Meg posted some thoughts earlier on regional dialect. This set me thinking about the Sussex dialect. I posted this in her BlogVoices:
I’ve lived in Sussex all my life. My father’s family moved to the county around 1925 (from Windsor) and my mother’s family in 1941 (from Croydon, but we don’t talk about that).
There isn’t really a proper Sussex accent now (too diluted by northern immigrants who come here for the sun, sand and sea – oh, and the Downs – northern being a relative term of course), but there used to be, and just occasionally you meet someone who still speaks with it. Give me a few drinks, and I’ll do a reasonable impression of a proper Sussex accent. It’s a soft, slightly sing-songy sort of accent, typical of many rural parts of England, and bit like a softer version of the Hog (which, in case you don’t know, is the accent particular to rural Hampshire).

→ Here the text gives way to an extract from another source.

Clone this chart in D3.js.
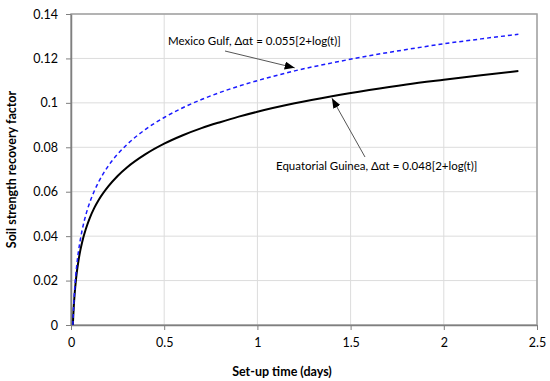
<!DOCTYPE html>
<html>
<head>
<meta charset="utf-8">
<script src="https://cdnjs.cloudflare.com/ajax/libs/d3/7.8.5/d3.min.js"></script>
<style>
  body { margin: 0; background: #fff; }
  text { font-family: Lato, "Open Sans", sans-serif; }
</style>
</head>
<body>
<script>
// set-up time (days)
var days = [0.01, 0.012, 0.015, 0.02, 0.025, 0.03, 0.04, 0.05, 0.06, 0.08, 0.1, 0.125, 0.15, 0.2, 0.25,
            0.3, 0.4, 0.5, 0.6, 0.7, 0.8, 0.9, 1.0, 1.2, 1.4, 1.6, 1.8, 2.0, 2.2, 2.4];
// Mexico Gulf (blue dashed)
var mexicoGulf = [0, 0.0044, 0.0097, 0.0166, 0.0219, 0.0262, 0.0331, 0.0384, 0.0428, 0.0497, 0.055, 0.0603, 0.0647, 0.0716, 0.0769,
                  0.0812, 0.0881, 0.0934, 0.0978, 0.1015, 0.1047, 0.1075, 0.11, 0.1144, 0.118, 0.1212, 0.124, 0.1266, 0.1288, 0.1309];
// Equatorial Guinea (black solid)
var eqGuinea = [0, 0.0038, 0.0085, 0.0144, 0.0191, 0.0229, 0.0289, 0.0336, 0.0374, 0.0433, 0.048, 0.0527, 0.0565, 0.0624, 0.0671,
                0.0709, 0.0769, 0.0816, 0.0854, 0.0886, 0.0913, 0.0938, 0.096, 0.0998, 0.103, 0.1058, 0.1083, 0.1104, 0.1124, 0.1143];

var xTicks = [0, 0.5, 1, 1.5, 2, 2.5];
var yTicks = [0, 0.02, 0.04, 0.06, 0.08, 0.1, 0.12, 0.14];
var xTitle = "Set-up time (days)";
var yTitle = "Soil strength recovery factor";
var labelMexico = "Mexico Gulf, \u0394\u03b1t = 0.055[2+log(t)]";
var labelGuinea = "Equatorial Guinea, \u0394\u03b1t = 0.048[2+log(t)]";

var width = 550,
    height = 381,
    padL = 71, padR = 537, padT = 14, padB = 325;

var svg = d3.select("body").append("svg")
    .attr("width", width)
    .attr("height", height);

var defs = svg.append("defs");
defs.append("marker")
    .attr("id", "arrow")
    .attr("markerWidth", 10)
    .attr("markerHeight", 8)
    .attr("viewBox", "0 0 10 8")
    .attr("refX", 10)
    .attr("refY", 4)
    .attr("orient", "auto")
    .attr("markerUnits", "userSpaceOnUse")
    .append("path")
    .attr("d", "M0,0 L10,4 L0,8 Z")
    .attr("fill", "#000");

var xScale = d3.scaleLinear().domain([0, 2.5]).range([padL, padR]);
var yScale = d3.scaleLinear().domain([0, 0.14]).range([padB, padT]);

// grid
svg.append("g").selectAll("line")
    .data(yTicks.slice(1))
    .enter().append("line")
    .attr("x1", padL).attr("x2", padR)
    .attr("y1", d => yScale(d)).attr("y2", d => yScale(d))
    .attr("stroke", "#dcdcdc").attr("stroke-width", 1);
svg.append("g").selectAll("line")
    .data(xTicks.slice(1))
    .enter().append("line")
    .attr("x1", d => xScale(d)).attr("x2", d => xScale(d))
    .attr("y1", padT).attr("y2", padB)
    .attr("stroke", "#dcdcdc").attr("stroke-width", 1);

// plot border
svg.append("rect")
    .attr("x", padL).attr("y", padT)
    .attr("width", padR - padL).attr("height", padB - padT)
    .attr("fill", "none")
    .attr("stroke", "#a0a0a0")
    .attr("stroke-width", 1.5);

var xAxis = d3.axisBottom(xScale).tickValues(xTicks).tickFormat(d3.format("")).tickSize(5).tickSizeOuter(0).tickPadding(8);
var yAxis = d3.axisLeft(yScale).tickValues(yTicks).tickFormat(d3.format("")).tickSize(5).tickSizeOuter(0).tickPadding(8);

var gx = svg.append("g")
    .attr("transform", "translate(0," + padB + ")")
    .call(xAxis);
var gy = svg.append("g")
    .attr("transform", "translate(" + padL + ",0)")
    .call(yAxis);

[gx, gy].forEach(function (g)
{
    g.select(".domain").attr("stroke", "#7f7f7f").attr("stroke-width", 1.5);
    g.selectAll(".tick line").attr("stroke", "#7f7f7f");
    g.selectAll(".tick text")
        .attr("fill", "#000")
        .style("font-family", "Lato, sans-serif")
        .style("font-size", "12.5px");
});

// curves
var line = d3.line()
    .x((d, i) => xScale(days[i]))
    .y(d => yScale(d))
    .curve(d3.curveMonotoneX);

svg.append("path")
    .attr("d", line(eqGuinea))
    .attr("fill", "none")
    .attr("stroke", "#000")
    .attr("stroke-width", 2);

svg.append("path")
    .attr("d", line(mexicoGulf))
    .attr("fill", "none")
    .attr("stroke", "#1a1aff")
    .attr("stroke-width", 1.5)
    .attr("stroke-dasharray", "4,3");

// axis titles
svg.append("text")
    .attr("x", 282)
    .attr("y", 376)
    .attr("text-anchor", "middle")
    .style("font-size", "12.5px")
    .style("font-weight", "bold")
    .text(xTitle);

svg.append("text")
    .attr("transform", "translate(16," + ((padT + padB) / 2) + ") rotate(-90)")
    .attr("text-anchor", "middle")
    .style("font-size", "12.5px")
    .style("font-weight", "bold")
    .text(yTitle);

// annotations
svg.append("text")
    .attr("x", 168)
    .attr("y", 45)
    .style("font-size", "11.5px")
    .text(labelMexico);
svg.append("line")
    .attr("x1", 225).attr("y1", 51)
    .attr("x2", xScale(1.2)).attr("y2", yScale(0.1144) - 3)
    .attr("stroke", "#555")
    .attr("stroke-width", 1)
    .attr("marker-end", "url(#arrow)");

svg.append("text")
    .attr("x", 276)
    .attr("y", 170)
    .style("font-size", "11.5px")
    .text(labelGuinea);
svg.append("line")
    .attr("x1", 365).attr("y1", 157)
    .attr("x2", xScale(1.4)).attr("y2", yScale(0.103) + 2)
    .attr("stroke", "#555")
    .attr("stroke-width", 1)
    .attr("marker-end", "url(#arrow)");
</script>
</body>
</html>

But the main thing about “proper” Sussex people is that they use local words. “I just saw Meriel wandering off down the twitten past the withy towards the rife” would make perfect sense to a Sussex person. Sadly a lot of these words are dying out now – there was a book of them published a few years ago, but I’ve not seen it for a long time. Wish I could get a copy, and write in proper Sussex dialect at Grayblog.
And now I think I’ve found the book which is published by these people. I’m not sure if this is a reprint, as I originally saw a book along these lines years ago, but I think it may be the one. And it is now on my Amazon wishlist, with just twelve days to go before my birthday!